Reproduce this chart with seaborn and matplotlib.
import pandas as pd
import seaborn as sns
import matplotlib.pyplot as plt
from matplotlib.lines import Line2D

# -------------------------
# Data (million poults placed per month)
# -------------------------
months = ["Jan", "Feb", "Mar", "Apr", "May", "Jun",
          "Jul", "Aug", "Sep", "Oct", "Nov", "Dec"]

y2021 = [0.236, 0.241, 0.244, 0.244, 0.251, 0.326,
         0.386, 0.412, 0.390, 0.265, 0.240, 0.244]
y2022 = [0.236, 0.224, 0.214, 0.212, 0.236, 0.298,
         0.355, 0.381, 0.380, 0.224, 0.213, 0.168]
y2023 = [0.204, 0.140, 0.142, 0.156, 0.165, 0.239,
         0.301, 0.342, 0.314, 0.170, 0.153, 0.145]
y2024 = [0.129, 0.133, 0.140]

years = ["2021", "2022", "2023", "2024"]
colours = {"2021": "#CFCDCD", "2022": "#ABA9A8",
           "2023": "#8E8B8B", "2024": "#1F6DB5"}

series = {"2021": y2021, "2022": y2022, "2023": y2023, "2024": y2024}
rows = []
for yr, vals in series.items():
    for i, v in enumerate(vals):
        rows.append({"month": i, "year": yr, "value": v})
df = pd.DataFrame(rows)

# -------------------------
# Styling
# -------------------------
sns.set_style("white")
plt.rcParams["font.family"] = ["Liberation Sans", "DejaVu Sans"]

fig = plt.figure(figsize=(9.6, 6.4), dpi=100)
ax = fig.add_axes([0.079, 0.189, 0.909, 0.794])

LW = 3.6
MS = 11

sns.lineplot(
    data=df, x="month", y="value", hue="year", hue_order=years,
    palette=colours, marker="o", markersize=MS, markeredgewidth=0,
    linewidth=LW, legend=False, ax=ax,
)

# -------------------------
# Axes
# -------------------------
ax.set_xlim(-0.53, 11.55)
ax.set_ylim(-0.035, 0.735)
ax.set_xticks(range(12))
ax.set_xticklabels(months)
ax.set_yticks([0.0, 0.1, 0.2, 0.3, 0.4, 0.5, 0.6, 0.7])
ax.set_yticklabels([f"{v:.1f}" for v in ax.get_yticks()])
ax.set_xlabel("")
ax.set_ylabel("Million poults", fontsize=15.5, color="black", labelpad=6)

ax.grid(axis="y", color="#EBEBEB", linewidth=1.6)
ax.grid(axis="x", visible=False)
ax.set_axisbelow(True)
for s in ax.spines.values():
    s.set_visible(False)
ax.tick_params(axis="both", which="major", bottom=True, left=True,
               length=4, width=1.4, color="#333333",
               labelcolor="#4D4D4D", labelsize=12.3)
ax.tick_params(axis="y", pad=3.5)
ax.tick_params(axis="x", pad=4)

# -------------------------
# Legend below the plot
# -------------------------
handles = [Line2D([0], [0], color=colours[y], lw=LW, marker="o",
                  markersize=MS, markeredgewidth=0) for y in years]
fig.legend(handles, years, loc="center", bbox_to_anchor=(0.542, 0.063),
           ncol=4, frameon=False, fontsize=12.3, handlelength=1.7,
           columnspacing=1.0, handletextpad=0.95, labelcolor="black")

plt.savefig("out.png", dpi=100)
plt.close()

--

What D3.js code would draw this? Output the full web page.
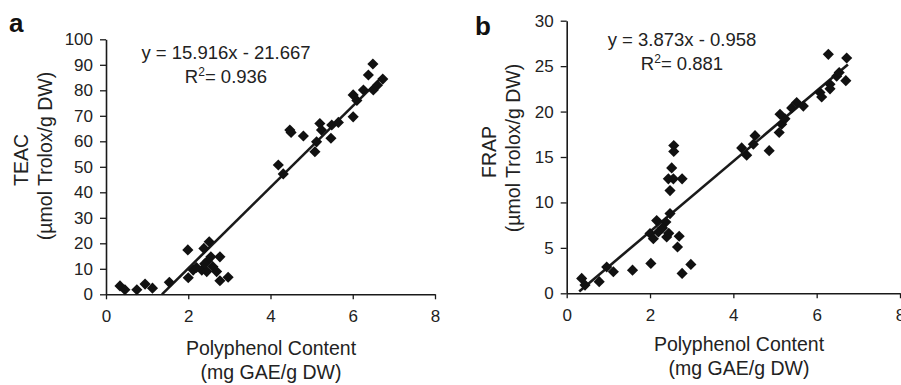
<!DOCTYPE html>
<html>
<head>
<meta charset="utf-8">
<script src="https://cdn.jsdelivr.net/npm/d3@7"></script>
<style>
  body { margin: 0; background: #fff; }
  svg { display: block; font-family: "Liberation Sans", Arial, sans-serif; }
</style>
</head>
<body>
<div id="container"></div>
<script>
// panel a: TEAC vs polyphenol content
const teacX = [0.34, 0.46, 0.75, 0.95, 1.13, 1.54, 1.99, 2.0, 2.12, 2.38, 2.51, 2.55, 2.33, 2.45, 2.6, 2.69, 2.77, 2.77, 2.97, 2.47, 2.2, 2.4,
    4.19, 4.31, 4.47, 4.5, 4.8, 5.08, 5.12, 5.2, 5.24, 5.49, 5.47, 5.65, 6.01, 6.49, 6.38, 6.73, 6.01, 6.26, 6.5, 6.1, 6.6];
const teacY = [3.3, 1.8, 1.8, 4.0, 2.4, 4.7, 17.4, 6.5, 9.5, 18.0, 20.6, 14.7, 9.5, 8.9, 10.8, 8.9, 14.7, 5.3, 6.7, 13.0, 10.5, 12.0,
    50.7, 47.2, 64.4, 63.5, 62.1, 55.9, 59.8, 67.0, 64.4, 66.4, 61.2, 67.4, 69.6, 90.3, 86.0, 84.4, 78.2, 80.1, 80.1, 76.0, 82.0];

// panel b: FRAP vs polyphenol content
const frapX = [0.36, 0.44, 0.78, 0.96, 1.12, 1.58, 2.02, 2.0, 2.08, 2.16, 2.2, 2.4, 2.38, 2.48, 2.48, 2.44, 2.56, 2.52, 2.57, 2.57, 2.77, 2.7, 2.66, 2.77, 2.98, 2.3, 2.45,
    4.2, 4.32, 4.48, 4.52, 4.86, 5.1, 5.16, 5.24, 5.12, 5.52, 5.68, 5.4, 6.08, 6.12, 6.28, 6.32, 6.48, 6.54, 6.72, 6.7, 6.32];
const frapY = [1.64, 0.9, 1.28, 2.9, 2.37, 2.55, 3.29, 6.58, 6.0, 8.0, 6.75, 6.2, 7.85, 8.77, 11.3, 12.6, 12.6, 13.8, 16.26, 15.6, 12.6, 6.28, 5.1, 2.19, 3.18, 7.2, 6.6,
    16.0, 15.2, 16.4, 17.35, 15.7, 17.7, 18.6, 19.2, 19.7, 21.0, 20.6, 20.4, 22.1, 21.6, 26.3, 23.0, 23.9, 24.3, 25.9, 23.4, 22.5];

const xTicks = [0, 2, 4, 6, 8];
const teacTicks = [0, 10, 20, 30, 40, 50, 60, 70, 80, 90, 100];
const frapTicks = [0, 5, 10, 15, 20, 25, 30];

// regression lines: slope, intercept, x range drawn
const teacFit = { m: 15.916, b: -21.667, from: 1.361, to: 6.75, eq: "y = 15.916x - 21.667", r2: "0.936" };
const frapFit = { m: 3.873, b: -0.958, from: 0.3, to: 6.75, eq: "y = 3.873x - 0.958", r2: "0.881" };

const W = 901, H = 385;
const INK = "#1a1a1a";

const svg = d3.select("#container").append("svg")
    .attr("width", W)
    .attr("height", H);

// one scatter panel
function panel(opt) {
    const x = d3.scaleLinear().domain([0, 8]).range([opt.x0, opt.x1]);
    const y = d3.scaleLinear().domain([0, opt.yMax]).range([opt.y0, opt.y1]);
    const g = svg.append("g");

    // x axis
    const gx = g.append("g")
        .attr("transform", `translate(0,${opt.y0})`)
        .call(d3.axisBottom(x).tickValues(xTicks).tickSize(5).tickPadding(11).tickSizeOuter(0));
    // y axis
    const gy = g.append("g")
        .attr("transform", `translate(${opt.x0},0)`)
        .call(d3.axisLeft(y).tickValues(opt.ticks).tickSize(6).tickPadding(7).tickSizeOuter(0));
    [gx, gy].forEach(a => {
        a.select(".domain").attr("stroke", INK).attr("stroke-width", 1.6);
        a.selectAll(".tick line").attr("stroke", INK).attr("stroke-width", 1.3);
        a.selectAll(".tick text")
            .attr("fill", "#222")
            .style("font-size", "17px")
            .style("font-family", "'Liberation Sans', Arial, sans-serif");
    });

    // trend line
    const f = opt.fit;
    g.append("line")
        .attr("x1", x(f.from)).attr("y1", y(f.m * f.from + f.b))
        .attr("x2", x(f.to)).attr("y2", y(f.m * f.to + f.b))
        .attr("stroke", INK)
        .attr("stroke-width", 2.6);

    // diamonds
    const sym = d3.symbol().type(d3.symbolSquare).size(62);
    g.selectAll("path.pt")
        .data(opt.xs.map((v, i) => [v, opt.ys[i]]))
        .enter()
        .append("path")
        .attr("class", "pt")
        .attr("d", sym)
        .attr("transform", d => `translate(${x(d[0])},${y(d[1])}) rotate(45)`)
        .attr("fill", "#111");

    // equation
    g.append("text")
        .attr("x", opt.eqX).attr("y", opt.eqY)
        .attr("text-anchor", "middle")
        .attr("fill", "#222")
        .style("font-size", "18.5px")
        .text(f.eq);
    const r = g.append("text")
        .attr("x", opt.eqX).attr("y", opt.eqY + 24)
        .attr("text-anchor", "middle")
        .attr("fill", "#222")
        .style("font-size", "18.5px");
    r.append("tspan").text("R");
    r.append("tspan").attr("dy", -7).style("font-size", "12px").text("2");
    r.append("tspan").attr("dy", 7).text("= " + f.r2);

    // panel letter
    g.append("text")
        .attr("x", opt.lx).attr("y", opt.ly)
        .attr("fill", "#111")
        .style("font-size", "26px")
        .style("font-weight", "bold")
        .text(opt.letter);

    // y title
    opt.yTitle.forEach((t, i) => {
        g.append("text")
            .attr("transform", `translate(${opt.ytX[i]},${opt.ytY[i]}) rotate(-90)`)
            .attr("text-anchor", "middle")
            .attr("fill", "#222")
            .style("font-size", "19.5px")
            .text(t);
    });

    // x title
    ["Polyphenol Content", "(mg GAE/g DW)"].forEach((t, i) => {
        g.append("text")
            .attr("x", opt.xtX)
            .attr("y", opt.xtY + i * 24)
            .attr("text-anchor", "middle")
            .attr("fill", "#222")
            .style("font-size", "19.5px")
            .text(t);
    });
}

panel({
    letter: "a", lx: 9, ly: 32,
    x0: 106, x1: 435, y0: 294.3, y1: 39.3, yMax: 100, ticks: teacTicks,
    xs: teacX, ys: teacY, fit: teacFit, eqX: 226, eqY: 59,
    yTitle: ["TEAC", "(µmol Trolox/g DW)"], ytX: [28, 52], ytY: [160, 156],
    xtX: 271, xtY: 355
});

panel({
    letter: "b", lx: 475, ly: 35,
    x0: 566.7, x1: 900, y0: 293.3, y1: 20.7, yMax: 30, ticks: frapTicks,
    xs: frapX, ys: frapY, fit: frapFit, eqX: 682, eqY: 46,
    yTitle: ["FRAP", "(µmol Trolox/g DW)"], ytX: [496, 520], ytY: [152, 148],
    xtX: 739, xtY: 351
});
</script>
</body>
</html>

* WHAT TO PRODUCE:
Only the stretch from the line with "What D3.js code" through the line with "const frapTicks = [0, 5, 10, 15, 20, 25, 30];" should be copied, exactly and with both ends. Drop the pictures.

* SOLUTION TO THIS EXERCISE:
What D3.js code would draw this? Output the full web page.
<!DOCTYPE html>
<html>
<head>
<meta charset="utf-8">
<script src="https://cdn.jsdelivr.net/npm/d3@7"></script>
<style>
  body { margin: 0; background: #fff; }
  svg { display: block; font-family: "Liberation Sans", Arial, sans-serif; }
</style>
</head>
<body>
<div id="container"></div>
<script>
// panel a: TEAC vs polyphenol content
const teacX = [0.34, 0.46, 0.75, 0.95, 1.13, 1.54, 1.99, 2.0, 2.12, 2.38, 2.51, 2.55, 2.33, 2.45, 2.6, 2.69, 2.77, 2.77, 2.97, 2.47, 2.2, 2.4,
    4.19, 4.31, 4.47, 4.5, 4.8, 5.08, 5.12, 5.2, 5.24, 5.49, 5.47, 5.65, 6.01, 6.49, 6.38, 6.73, 6.01, 6.26, 6.5, 6.1, 6.6];
const teacY = [3.3, 1.8, 1.8, 4.0, 2.4, 4.7, 17.4, 6.5, 9.5, 18.0, 20.6, 14.7, 9.5, 8.9, 10.8, 8.9, 14.7, 5.3, 6.7, 13.0, 10.5, 12.0,
    50.7, 47.2, 64.4, 63.5, 62.1, 55.9, 59.8, 67.0, 64.4, 66.4, 61.2, 67.4, 69.6, 90.3, 86.0, 84.4, 78.2, 80.1, 80.1, 76.0, 82.0];

// panel b: FRAP vs polyphenol content
const frapX = [0.36, 0.44, 0.78, 0.96, 1.12, 1.58, 2.02, 2.0, 2.08, 2.16, 2.2, 2.4, 2.38, 2.48, 2.48, 2.44, 2.56, 2.52, 2.57, 2.57, 2.77, 2.7, 2.66, 2.77, 2.98, 2.3, 2.45,
    4.2, 4.32, 4.48, 4.52, 4.86, 5.1, 5.16, 5.24, 5.12, 5.52, 5.68, 5.4, 6.08, 6.12, 6.28, 6.32, 6.48, 6.54, 6.72, 6.7, 6.32];
const frapY = [1.64, 0.9, 1.28, 2.9, 2.37, 2.55, 3.29, 6.58, 6.0, 8.0, 6.75, 6.2, 7.85, 8.77, 11.3, 12.6, 12.6, 13.8, 16.26, 15.6, 12.6, 6.28, 5.1, 2.19, 3.18, 7.2, 6.6,
    16.0, 15.2, 16.4, 17.35, 15.7, 17.7, 18.6, 19.2, 19.7, 21.0, 20.6, 20.4, 22.1, 21.6, 26.3, 23.0, 23.9, 24.3, 25.9, 23.4, 22.5];

const xTicks = [0, 2, 4, 6, 8];
const teacTicks = [0, 10, 20, 30, 40, 50, 60, 70, 80, 90, 100];
const frapTicks = [0, 5, 10, 15, 20, 25, 30];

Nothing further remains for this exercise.